The Wakatū decision relies on the particular set of circumstances that were at play in the purchase and validation process and, clearly, does not create a general fiduciary duty on the Crown owed to all Māori. At the same time, the circumstances in Wakatū are unlikely to be unique. In any case, even if the political negotiation process continues to dominate the settlement of historical land claims, from now on, those negotiations will all take place in the shadow (or the light?) of the Wakatū decision. The relationship between Māori and the Crown will continue to sit firmly within the public law sphere, but the parameters of that relationship will inevitably be shaped by the pressures of the kinds of private law duties that were found to exist in Wakatū.
The Wakatū case itself now returns to the High Court to determine issues of liability, defence and relief. Many people, not least those engaged in the negotiation of historical land claims, will be watching the outcome with interest.
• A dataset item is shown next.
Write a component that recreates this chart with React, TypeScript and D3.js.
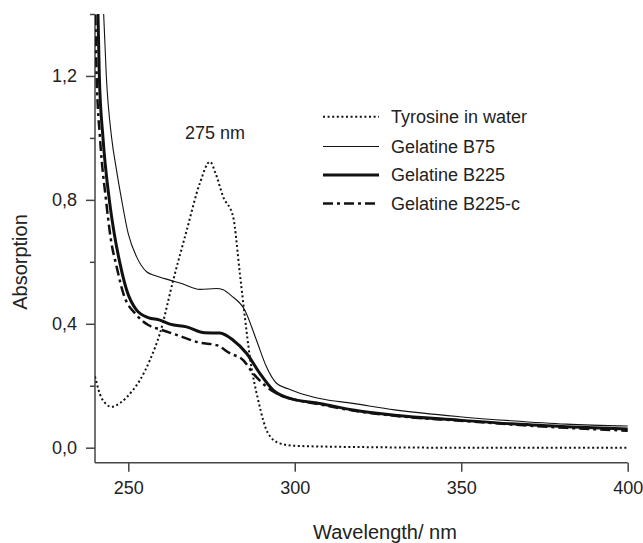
import React, { useEffect, useRef } from "react";
import * as d3 from "d3";

const W = 643;
const H = 543;

const xTicks = [250, 300, 350, 400];
const yMajorTicks = [0, 0.4, 0.8, 1.2];
const yMinorTicks = [0.2, 0.6, 1.0, 1.4];

const tyrosineW = [240, 242, 245, 247.5, 251.4, 253.5, 256.5, 259.5, 263.5, 267.5, 271.5, 274.5, 276.2, 278.5, 281.5, 283.5, 285, 286.5, 289, 292, 295.5, 300, 320, 350, 400];
const tyrosineA = [0.23, 0.16, 0.132, 0.144, 0.186, 0.218, 0.283, 0.369, 0.541, 0.7, 0.854, 0.923, 0.886, 0.81, 0.745, 0.563, 0.423, 0.294, 0.154, 0.046, 0.014, 0.006, 0.002, 0.0, 0.0];

const b75W = [242.0, 242.6, 243.4, 245, 246.4, 248, 250, 252.5, 255.5, 258, 262.5, 266, 271.5, 276.5, 278.5, 281, 285, 288.5, 291.5, 294.5, 298, 301.5, 307.5, 317.5, 330, 349.5, 365, 381.5, 400];
const b75A = [1.6, 1.4, 1.2, 1.0, 0.9, 0.8, 0.69, 0.616, 0.568, 0.556, 0.541, 0.53, 0.511, 0.514, 0.51, 0.49, 0.444, 0.347, 0.261, 0.208, 0.19, 0.176, 0.159, 0.143, 0.122, 0.1, 0.087, 0.076, 0.07];

const b225W = [240.5, 240.9, 241.3, 242.4, 244.3, 245.8, 247.5, 249.5, 252.5, 256, 259.5, 262.5, 267.5, 273, 277.5, 281.5, 285.5, 289.5, 293.5, 298.5, 307.5, 317.5, 330, 349.5, 365, 381.5, 400];
const b225A = [1.6, 1.4, 1.2, 1.0, 0.8, 0.69, 0.595, 0.509, 0.444, 0.42, 0.412, 0.399, 0.39, 0.371, 0.37, 0.347, 0.305, 0.24, 0.186, 0.159, 0.143, 0.122, 0.105, 0.089, 0.077, 0.068, 0.06];

const b225cW = [239.8, 240.1, 240.5, 241.5, 243.3, 244.8, 246.5, 248.5, 252.5, 256, 259.5, 264.5, 271.5, 276.5, 280.5, 284.5, 287.5, 291.5, 295.5, 300, 307.5, 317.5, 330, 349.5, 365, 381.5, 400];
const b225cA = [1.6, 1.4, 1.2, 1.0, 0.8, 0.67, 0.584, 0.498, 0.428, 0.396, 0.382, 0.364, 0.339, 0.331, 0.305, 0.283, 0.24, 0.197, 0.17, 0.155, 0.14, 0.12, 0.103, 0.087, 0.075, 0.064, 0.055];

const seriesNames = ["Tyrosine in water", "Gelatine B75", "Gelatine B225", "Gelatine B225-c"];

export default function App() {
  const ref = useRef<SVGSVGElement | null>(null);

  useEffect(() => {
    const svg = d3.select(ref.current);
    svg.selectAll("*").remove();

    const x = d3.scaleLinear().domain([240, 400]).range([95, 627.7]);
    const y = d3.scaleLinear().domain([0, 1.4]).range([447.7, 14]);
    const yBottom = 462.7;

    const font = "'Liberation Sans', Arial, sans-serif";
    const axisColor = "#444";
    const textColor = "#222";

    svg.append("defs").append("clipPath").attr("id", "plotclip")
      .append("rect").attr("x", 95).attr("y", 14).attr("width", 627.7 - 95 + 2).attr("height", yBottom - 14);

    const fmt = (v: number) => d3.format(".1f")(v).replace(".", ",");

    // Y axis
    const yAxis = d3.axisLeft(y).tickValues(yMajorTicks).tickSize(9).tickSizeOuter(0).tickPadding(9).tickFormat((d: any) => fmt(d));
    const yg = svg.append("g").attr("transform", "translate(95,0)").call(yAxis);
    yg.select(".domain").remove();
    yg.append("line").attr("x1", 0).attr("x2", 0).attr("y1", 14).attr("y2", yBottom);
    const yMinor = d3.axisLeft(y).tickValues(yMinorTicks).tickSize(5).tickSizeOuter(0).tickFormat(() => "");
    const ym = svg.append("g").attr("transform", "translate(95,0)").call(yMinor);
    ym.select(".domain").remove();

    // X axis
    const xAxis = d3.axisBottom(x).tickValues(xTicks).tickSize(9).tickSizeOuter(0).tickPadding(10).tickFormat((d: any) => String(d));
    const xg = svg.append("g").attr("transform", `translate(0,${yBottom})`).call(xAxis);
    xg.select(".domain").remove();
    xg.append("line").attr("x1", 95).attr("x2", 627.7).attr("y1", 0).attr("y2", 0);

    svg.selectAll(".tick line").attr("stroke", axisColor).attr("stroke-width", 1.5);
    [yg, xg].forEach((g) => g.selectAll(":scope > line").attr("stroke", axisColor).attr("stroke-width", 1.5));
    svg.selectAll(".tick text").attr("fill", textColor).style("font-family", font).style("font-size", "18px");

    const line = (ws: number[], as: number[]) =>
      d3.line<number>().x((_, i) => x(ws[i])).y((_, i) => y(as[i])).curve(d3.curveMonotoneX)(ws);

    const plot = svg.append("g").attr("clip-path", "url(#plotclip)");

    const styles = [
      { w: tyrosineW, a: tyrosineA, width: 2, dash: "2,2.6", cap: "butt" },
      { w: b75W, a: b75A, width: 1.1, dash: null, cap: "butt" },
      { w: b225W, a: b225A, width: 3, dash: null, cap: "butt" },
      { w: b225cW, a: b225cA, width: 2.5, dash: "10,4,3,4", cap: "butt" },
    ];

    styles.forEach((s) => {
      const p = plot.append("path").attr("d", line(s.w, s.a) as string)
        .attr("fill", "none").attr("stroke", "#111").attr("stroke-width", s.width)
        .attr("stroke-linejoin", "round");
      if (s.dash) p.attr("stroke-dasharray", s.dash);
    });

    // Legend
    const legY = [116.7, 146.5, 175, 203.5];
    styles.forEach((s, i) => {
      const l = svg.append("line").attr("x1", 323).attr("x2", 379).attr("y1", legY[i]).attr("y2", legY[i])
        .attr("stroke", "#111").attr("stroke-width", s.width);
      if (s.dash) l.attr("stroke-dasharray", s.dash);
      svg.append("text").attr("x", 391).attr("y", legY[i]).attr("dy", "0.35em")
        .attr("fill", textColor).style("font-family", font).style("font-size", "18px").text(seriesNames[i]);
    });

    // Annotation
    svg.append("text").attr("x", 215).attr("y", 133).attr("dy", "0.35em").attr("text-anchor", "middle")
      .attr("fill", textColor).style("font-family", font).style("font-size", "18px").text("275 nm");

    // Axis titles
    svg.append("text").attr("x", 385).attr("y", 539).attr("text-anchor", "middle")
      .attr("fill", textColor).style("font-family", font).style("font-size", "20px").text("Wavelength/ nm");
    svg.append("text").attr("transform", "translate(19.5,262) rotate(-90)").attr("dy", "0.35em").attr("text-anchor", "middle")
      .attr("fill", textColor).style("font-family", font).style("font-size", "20px").text("Absorption");
  }, []);

  return (
    <svg ref={ref} width={W} height={H} style={{ position: "absolute", left: 0, top: 0, background: "#fff" }} />
  );
}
By Carwyn Jones, a Māori scholar of Ngāti Kahungunu descent. He is a Senior Lecturer in the Faculty of Law at Victoria University of Wellington and holds a PhD in Law from the University of Victoria, British Columbia. His primary research interests relate to the Treaty of Waitangi, legal issues affecting Māori, and indigenous legal traditions. Before joining the Faculty of Law in 2006, Carwyn worked in a number of different roles at the Waitangi Tribunal, Māori Land Court, and the Office of Treaty Settlements. He is the author of New Treaty, New Tradition – Reconciling New Zealand and Māori Law (UBC Press and VUP, 2016) and co-editor of the Māori Law Review.